With recent advances of lidar technology, the accuracy potential of lidar data has significantly improved. State-of-the-art lidar systems can achieve 2 to 3 cm ranging accuracy under ideal conditions, which is the accuracy level required by engineering scale mapping. However, this is also the accuracy range that cannot be realized by routine navigation-based direct sensor platform orientation. Furthermore, lidar systems are highly integrated multi-sensor systems, and the various components, as well as their spatial relationships, introduce different errors that can degrade the lidar data accuracy. Even after careful system calibration, including individual sensor calibration and sensors intra-calibration, certain errors in the collected data can still be present. These errors are usually dominated by navigation errors and cannot be totally eliminated without introducing absolute control information into the lidar data. Therefore, to support applications that require extremely high, engineering scale mapping accuracy, such as transportation corridor mapping, we propose the use of lidar-specific ground targets. Simulations were performed to determine the most advantageous lidar target design and targets were fabricated based upon the simulation results.
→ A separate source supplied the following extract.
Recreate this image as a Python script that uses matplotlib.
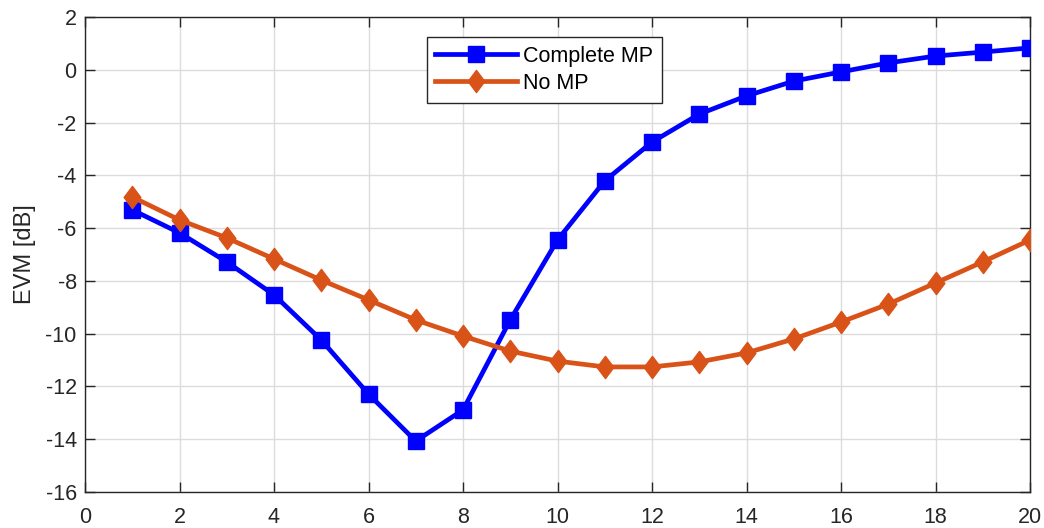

To investigate the potential of using control targets for lidar data refinement, test flights were carried out with different flight parameters and target distributions. This paper provides a description of the optimal lidar target design, the target identification algorithm, and a detailed performance analysis, including the investigation of the achievable lidar data accuracy improvement using lidar-specific ground control targets in the case of various target distributions and flight parameters.